### GIVEN EXERCISE
Reproduce all the lines exactly as they stand, apart from the pictures.

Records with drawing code

----

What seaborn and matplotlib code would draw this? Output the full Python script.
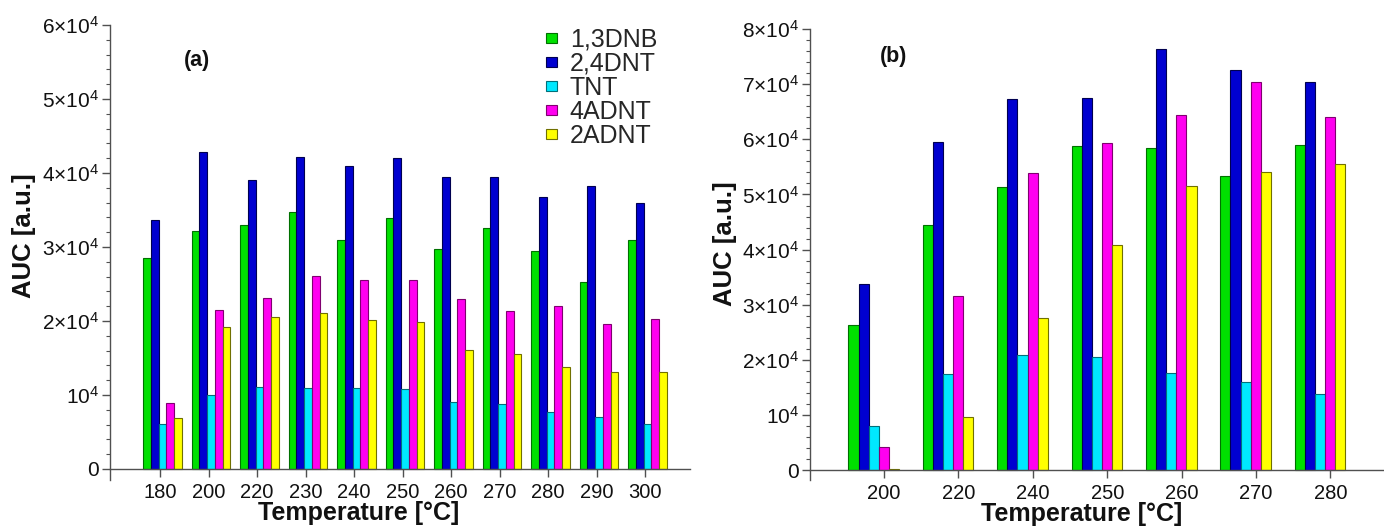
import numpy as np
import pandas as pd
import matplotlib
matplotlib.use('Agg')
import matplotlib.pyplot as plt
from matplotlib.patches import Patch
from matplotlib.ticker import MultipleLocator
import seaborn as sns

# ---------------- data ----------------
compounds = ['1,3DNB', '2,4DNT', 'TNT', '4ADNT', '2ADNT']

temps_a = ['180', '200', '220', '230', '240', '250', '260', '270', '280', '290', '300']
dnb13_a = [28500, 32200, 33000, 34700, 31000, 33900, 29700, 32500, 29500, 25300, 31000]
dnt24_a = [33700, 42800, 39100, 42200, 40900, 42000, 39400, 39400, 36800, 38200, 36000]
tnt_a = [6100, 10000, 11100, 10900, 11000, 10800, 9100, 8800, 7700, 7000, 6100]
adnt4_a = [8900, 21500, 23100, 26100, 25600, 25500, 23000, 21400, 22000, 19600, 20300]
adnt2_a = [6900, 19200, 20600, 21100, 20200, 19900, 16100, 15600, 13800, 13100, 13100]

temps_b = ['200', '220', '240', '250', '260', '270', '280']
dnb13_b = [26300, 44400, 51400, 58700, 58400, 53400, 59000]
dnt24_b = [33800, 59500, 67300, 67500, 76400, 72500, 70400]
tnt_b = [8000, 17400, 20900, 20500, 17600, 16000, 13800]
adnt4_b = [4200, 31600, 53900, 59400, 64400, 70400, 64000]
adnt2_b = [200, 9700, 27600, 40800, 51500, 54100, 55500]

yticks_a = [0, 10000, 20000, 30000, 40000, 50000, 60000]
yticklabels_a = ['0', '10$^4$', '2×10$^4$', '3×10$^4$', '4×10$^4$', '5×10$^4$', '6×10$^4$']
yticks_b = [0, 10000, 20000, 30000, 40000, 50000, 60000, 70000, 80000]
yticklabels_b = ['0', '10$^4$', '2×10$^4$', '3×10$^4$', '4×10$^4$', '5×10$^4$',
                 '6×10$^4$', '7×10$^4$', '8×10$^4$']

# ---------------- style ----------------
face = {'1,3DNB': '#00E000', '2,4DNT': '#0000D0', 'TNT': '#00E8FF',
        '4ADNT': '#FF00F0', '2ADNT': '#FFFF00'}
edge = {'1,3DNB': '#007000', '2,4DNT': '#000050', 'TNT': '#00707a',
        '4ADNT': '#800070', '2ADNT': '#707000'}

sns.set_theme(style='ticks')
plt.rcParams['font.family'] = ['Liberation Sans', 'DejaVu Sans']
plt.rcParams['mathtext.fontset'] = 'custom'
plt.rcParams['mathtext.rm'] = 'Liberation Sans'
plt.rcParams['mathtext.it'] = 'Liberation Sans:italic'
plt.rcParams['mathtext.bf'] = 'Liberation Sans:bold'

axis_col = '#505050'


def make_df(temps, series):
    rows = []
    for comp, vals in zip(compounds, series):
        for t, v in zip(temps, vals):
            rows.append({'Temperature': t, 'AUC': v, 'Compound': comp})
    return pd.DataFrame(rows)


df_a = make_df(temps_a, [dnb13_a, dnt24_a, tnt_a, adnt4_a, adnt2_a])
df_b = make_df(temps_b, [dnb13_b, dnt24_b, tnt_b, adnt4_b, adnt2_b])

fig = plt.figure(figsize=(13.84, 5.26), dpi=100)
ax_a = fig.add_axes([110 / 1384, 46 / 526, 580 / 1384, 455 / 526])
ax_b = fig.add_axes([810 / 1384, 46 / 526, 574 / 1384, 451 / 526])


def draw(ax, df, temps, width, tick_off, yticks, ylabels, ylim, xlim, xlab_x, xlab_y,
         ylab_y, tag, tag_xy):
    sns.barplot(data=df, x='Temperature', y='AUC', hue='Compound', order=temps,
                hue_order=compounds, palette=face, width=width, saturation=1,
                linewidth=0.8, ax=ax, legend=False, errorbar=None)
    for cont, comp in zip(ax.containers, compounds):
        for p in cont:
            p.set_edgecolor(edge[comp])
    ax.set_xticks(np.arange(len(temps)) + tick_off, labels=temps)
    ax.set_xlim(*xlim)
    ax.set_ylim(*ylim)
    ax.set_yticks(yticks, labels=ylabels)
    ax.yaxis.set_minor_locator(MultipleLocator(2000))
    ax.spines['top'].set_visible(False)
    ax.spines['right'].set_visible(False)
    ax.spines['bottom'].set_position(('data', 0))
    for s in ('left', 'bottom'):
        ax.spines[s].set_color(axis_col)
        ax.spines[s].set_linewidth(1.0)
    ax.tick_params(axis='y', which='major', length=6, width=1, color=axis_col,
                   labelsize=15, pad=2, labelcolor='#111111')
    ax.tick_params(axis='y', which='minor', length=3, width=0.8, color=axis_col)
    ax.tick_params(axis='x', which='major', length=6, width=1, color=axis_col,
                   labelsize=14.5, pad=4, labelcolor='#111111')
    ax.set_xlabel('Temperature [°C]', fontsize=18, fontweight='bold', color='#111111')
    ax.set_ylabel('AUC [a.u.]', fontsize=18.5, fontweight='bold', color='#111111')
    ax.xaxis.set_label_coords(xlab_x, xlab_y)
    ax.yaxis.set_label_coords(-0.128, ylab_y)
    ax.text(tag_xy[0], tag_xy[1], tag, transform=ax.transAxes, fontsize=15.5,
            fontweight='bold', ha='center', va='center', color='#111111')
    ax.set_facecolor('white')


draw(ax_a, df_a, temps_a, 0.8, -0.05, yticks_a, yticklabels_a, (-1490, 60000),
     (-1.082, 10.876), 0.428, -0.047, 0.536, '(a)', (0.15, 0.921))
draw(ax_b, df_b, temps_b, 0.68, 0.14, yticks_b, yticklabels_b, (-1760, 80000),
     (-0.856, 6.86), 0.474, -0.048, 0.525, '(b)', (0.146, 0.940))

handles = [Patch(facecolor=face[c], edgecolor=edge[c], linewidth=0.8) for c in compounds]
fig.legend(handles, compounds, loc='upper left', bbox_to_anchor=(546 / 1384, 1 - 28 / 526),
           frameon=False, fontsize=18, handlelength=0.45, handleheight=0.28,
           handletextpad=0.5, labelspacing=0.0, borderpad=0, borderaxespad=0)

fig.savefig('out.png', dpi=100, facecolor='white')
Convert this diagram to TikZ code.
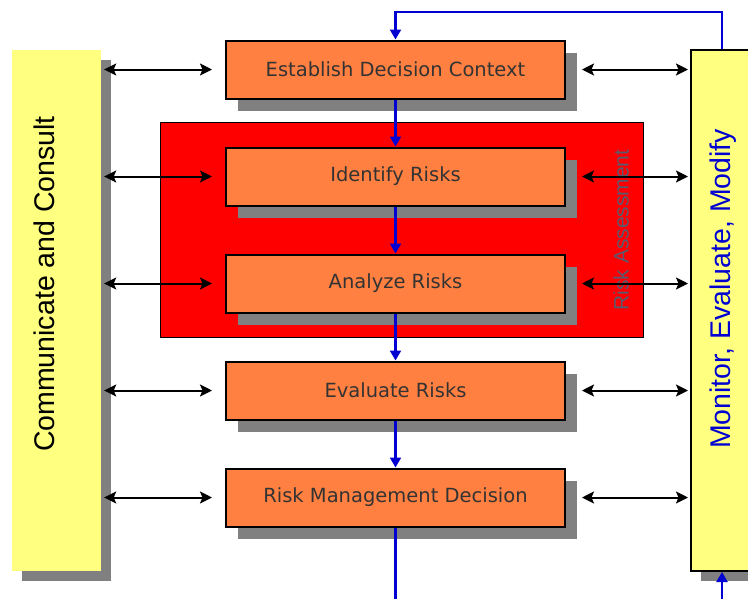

----

### OUTPUT OF THE EXERCISE
What seaborn and matplotlib code would draw this? Output the full Python script.
import numpy as np
import pandas as pd
import matplotlib
matplotlib.use('Agg')
import matplotlib.pyplot as plt
from matplotlib.patches import Patch
from matplotlib.ticker import MultipleLocator
import seaborn as sns

# ---------------- data ----------------
compounds = ['1,3DNB', '2,4DNT', 'TNT', '4ADNT', '2ADNT']

temps_a = ['180', '200', '220', '230', '240', '250', '260', '270', '280', '290', '300']
dnb13_a = [28500, 32200, 33000, 34700, 31000, 33900, 29700, 32500, 29500, 25300, 31000]
dnt24_a = [33700, 42800, 39100, 42200, 40900, 42000, 39400, 39400, 36800, 38200, 36000]
tnt_a = [6100, 10000, 11100, 10900, 11000, 10800, 9100, 8800, 7700, 7000, 6100]
adnt4_a = [8900, 21500, 23100, 26100, 25600, 25500, 23000, 21400, 22000, 19600, 20300]
adnt2_a = [6900, 19200, 20600, 21100, 20200, 19900, 16100, 15600, 13800, 13100, 13100]

temps_b = ['200', '220', '240', '250', '260', '270', '280']
dnb13_b = [26300, 44400, 51400, 58700, 58400, 53400, 59000]
dnt24_b = [33800, 59500, 67300, 67500, 76400, 72500, 70400]
tnt_b = [8000, 17400, 20900, 20500, 17600, 16000, 13800]
adnt4_b = [4200, 31600, 53900, 59400, 64400, 70400, 64000]
adnt2_b = [200, 9700, 27600, 40800, 51500, 54100, 55500]

yticks_a = [0, 10000, 20000, 30000, 40000, 50000, 60000]
yticklabels_a = ['0', '10$^4$', '2×10$^4$', '3×10$^4$', '4×10$^4$', '5×10$^4$', '6×10$^4$']
yticks_b = [0, 10000, 20000, 30000, 40000, 50000, 60000, 70000, 80000]
yticklabels_b = ['0', '10$^4$', '2×10$^4$', '3×10$^4$', '4×10$^4$', '5×10$^4$',
                 '6×10$^4$', '7×10$^4$', '8×10$^4$']

# ---------------- style ----------------
face = {'1,3DNB': '#00E000', '2,4DNT': '#0000D0', 'TNT': '#00E8FF',
        '4ADNT': '#FF00F0', '2ADNT': '#FFFF00'}
edge = {'1,3DNB': '#007000', '2,4DNT': '#000050', 'TNT': '#00707a',
        '4ADNT': '#800070', '2ADNT': '#707000'}

sns.set_theme(style='ticks')
plt.rcParams['font.family'] = ['Liberation Sans', 'DejaVu Sans']
plt.rcParams['mathtext.fontset'] = 'custom'
plt.rcParams['mathtext.rm'] = 'Liberation Sans'
plt.rcParams['mathtext.it'] = 'Liberation Sans:italic'
plt.rcParams['mathtext.bf'] = 'Liberation Sans:bold'

axis_col = '#505050'


def make_df(temps, series):
    rows = []
    for comp, vals in zip(compounds, series):
        for t, v in zip(temps, vals):
            rows.append({'Temperature': t, 'AUC': v, 'Compound': comp})
    return pd.DataFrame(rows)


df_a = make_df(temps_a, [dnb13_a, dnt24_a, tnt_a, adnt4_a, adnt2_a])
df_b = make_df(temps_b, [dnb13_b, dnt24_b, tnt_b, adnt4_b, adnt2_b])

fig = plt.figure(figsize=(13.84, 5.26), dpi=100)
ax_a = fig.add_axes([110 / 1384, 46 / 526, 580 / 1384, 455 / 526])
ax_b = fig.add_axes([810 / 1384, 46 / 526, 574 / 1384, 451 / 526])


def draw(ax, df, temps, width, tick_off, yticks, ylabels, ylim, xlim, xlab_x, xlab_y,
         ylab_y, tag, tag_xy):
    sns.barplot(data=df, x='Temperature', y='AUC', hue='Compound', order=temps,
                hue_order=compounds, palette=face, width=width, saturation=1,
                linewidth=0.8, ax=ax, legend=False, errorbar=None)
    for cont, comp in zip(ax.containers, compounds):
        for p in cont:
            p.set_edgecolor(edge[comp])
    ax.set_xticks(np.arange(len(temps)) + tick_off, labels=temps)
    ax.set_xlim(*xlim)
    ax.set_ylim(*ylim)
    ax.set_yticks(yticks, labels=ylabels)
    ax.yaxis.set_minor_locator(MultipleLocator(2000))
    ax.spines['top'].set_visible(False)
    ax.spines['right'].set_visible(False)
    ax.spines['bottom'].set_position(('data', 0))
    for s in ('left', 'bottom'):
        ax.spines[s].set_color(axis_col)
        ax.spines[s].set_linewidth(1.0)
    ax.tick_params(axis='y', which='major', length=6, width=1, color=axis_col,
                   labelsize=15, pad=2, labelcolor='#111111')
    ax.tick_params(axis='y', which='minor', length=3, width=0.8, color=axis_col)
    ax.tick_params(axis='x', which='major', length=6, width=1, color=axis_col,
                   labelsize=14.5, pad=4, labelcolor='#111111')
    ax.set_xlabel('Temperature [°C]', fontsize=18, fontweight='bold', color='#111111')
    ax.set_ylabel('AUC [a.u.]', fontsize=18.5, fontweight='bold', color='#111111')
    ax.xaxis.set_label_coords(xlab_x, xlab_y)
    ax.yaxis.set_label_coords(-0.128, ylab_y)
    ax.text(tag_xy[0], tag_xy[1], tag, transform=ax.transAxes, fontsize=15.5,
            fontweight='bold', ha='center', va='center', color='#111111')
    ax.set_facecolor('white')


draw(ax_a, df_a, temps_a, 0.8, -0.05, yticks_a, yticklabels_a, (-1490, 60000),
     (-1.082, 10.876), 0.428, -0.047, 0.536, '(a)', (0.15, 0.921))
draw(ax_b, df_b, temps_b, 0.68, 0.14, yticks_b, yticklabels_b, (-1760, 80000),
     (-0.856, 6.86), 0.474, -0.048, 0.525, '(b)', (0.146, 0.940))

handles = [Patch(facecolor=face[c], edgecolor=edge[c], linewidth=0.8) for c in compounds]
fig.legend(handles, compounds, loc='upper left', bbox_to_anchor=(546 / 1384, 1 - 28 / 526),
           frameon=False, fontsize=18, handlelength=0.45, handleheight=0.28,
           handletextpad=0.5, labelspacing=0.0, borderpad=0, borderaxespad=0)

fig.savefig('out.png', dpi=100, facecolor='white')
Convert this diagram to TikZ code.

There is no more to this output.